His reply was snarky and created a false dichotomy. The 90% usecase exists in between “lightweight VM’s” and google scale horizontal app deployment. Consider that the former is just as much an outlier as the latter. This post is about a pragmatic minimal Ubuntu base image, which would meet neither case well.
Again, consider that you are creating this dichotomy, not the tools, or vast majority of practitioners in this space. Docker comes with (and encourages) lots of ways to persist state, as do orchestration environments like Kubernetes and ECS and you should choose the approach that suits the problem you are solving. If you want containers as lightweight VM's, there are a ton of ways to do that and they are actively supported.
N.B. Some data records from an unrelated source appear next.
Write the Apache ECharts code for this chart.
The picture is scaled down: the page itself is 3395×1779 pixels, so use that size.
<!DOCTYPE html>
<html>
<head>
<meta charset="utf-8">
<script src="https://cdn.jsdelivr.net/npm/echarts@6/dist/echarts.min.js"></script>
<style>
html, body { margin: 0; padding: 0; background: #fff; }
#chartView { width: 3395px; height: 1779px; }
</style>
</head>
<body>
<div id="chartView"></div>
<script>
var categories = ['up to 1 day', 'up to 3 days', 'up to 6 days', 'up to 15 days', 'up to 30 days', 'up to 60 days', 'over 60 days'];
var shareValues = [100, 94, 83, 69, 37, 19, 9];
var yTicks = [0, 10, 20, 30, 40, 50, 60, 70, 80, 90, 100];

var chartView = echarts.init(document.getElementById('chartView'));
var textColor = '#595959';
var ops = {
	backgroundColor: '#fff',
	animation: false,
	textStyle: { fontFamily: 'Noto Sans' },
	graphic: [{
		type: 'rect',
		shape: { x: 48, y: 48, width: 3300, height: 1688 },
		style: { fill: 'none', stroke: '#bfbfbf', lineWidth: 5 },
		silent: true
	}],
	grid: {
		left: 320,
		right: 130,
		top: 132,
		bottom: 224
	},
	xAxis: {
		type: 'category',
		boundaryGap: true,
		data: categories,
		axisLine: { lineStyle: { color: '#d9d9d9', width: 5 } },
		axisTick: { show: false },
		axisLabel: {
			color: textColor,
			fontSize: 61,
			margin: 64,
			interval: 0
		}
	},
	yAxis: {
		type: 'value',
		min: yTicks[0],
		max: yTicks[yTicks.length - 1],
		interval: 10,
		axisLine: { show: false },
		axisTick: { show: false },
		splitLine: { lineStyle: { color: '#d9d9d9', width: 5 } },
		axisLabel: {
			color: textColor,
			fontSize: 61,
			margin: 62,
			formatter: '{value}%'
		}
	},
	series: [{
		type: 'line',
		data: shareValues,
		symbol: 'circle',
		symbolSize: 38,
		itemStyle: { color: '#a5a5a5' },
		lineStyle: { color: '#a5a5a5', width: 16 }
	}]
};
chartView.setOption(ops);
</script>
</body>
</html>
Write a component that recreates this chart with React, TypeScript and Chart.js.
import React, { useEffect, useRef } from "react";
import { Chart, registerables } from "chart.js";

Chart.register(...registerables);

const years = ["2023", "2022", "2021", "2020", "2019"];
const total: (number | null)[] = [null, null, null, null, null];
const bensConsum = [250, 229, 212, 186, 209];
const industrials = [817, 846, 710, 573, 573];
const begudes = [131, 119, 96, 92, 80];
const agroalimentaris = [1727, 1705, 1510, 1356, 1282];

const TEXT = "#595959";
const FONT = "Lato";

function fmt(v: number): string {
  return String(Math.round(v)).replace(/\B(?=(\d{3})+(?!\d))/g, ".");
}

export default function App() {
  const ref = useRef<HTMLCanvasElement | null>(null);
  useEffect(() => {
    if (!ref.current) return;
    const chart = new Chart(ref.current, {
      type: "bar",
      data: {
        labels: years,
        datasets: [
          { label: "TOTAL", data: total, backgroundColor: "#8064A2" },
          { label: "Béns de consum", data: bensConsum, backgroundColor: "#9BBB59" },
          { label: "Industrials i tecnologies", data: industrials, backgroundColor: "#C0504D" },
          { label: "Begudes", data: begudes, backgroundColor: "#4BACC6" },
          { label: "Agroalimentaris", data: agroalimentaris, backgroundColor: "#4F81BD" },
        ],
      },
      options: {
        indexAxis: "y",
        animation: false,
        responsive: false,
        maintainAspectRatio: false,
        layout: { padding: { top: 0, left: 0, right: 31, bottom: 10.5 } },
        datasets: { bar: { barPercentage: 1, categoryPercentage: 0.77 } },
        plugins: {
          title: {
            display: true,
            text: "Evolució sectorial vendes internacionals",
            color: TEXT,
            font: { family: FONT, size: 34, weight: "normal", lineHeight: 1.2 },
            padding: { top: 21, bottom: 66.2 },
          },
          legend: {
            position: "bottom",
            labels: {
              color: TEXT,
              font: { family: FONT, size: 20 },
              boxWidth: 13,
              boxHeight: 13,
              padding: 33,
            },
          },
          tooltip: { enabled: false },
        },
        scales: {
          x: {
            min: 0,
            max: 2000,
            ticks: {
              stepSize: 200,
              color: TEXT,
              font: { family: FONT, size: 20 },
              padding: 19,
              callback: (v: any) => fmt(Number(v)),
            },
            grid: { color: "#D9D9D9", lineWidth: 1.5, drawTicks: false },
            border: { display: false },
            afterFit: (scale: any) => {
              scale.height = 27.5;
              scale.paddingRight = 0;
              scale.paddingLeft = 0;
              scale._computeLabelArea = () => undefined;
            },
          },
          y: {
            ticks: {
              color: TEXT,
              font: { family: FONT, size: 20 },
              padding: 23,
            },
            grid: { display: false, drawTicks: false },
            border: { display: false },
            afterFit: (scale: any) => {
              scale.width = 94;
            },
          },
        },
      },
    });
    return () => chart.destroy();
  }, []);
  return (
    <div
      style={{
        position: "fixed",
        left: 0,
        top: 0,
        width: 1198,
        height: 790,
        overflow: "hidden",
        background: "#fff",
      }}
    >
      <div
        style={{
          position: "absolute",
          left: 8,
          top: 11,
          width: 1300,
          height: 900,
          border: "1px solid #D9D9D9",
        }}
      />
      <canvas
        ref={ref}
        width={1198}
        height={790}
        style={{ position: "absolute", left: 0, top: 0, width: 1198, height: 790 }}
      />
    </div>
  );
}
I'm reluctant to get off-topic here, because the narrative relating to the actual post should be "Does it makes sense to have openssh in a minimal ubuntu base image", to which the answer is "No, obviously".
We've moved at work to mainly Alpine based k8s containers, which is awesome, but you lose a lot of debug ability.
Thinking about it - with Linux KSM the overhead of full-fat containers based on Ubuntu (for example) isn't massive. We may have to look at the metrics I reckon.
I often boot machines connected to the public internet or to a coffeeshop / other public wifi with the Ubuntu live CD, so I wouldn't like the live CD to have an sshd with a well-known password out-of-the-box. So if you're going to have to log into the machine to customize authentication anyway, you already have enough access to `apt-get install openssh-server`.
(It would be nice to have a one-click tool that builds you a customized image with your own SSH public keys baked in. Ubuntu doesn't have to run this tool - actually there's probably a cool project idea for someone in standing up a little website to do this, either by letting you paste in public keys or grabbing them from the GitHub public API.)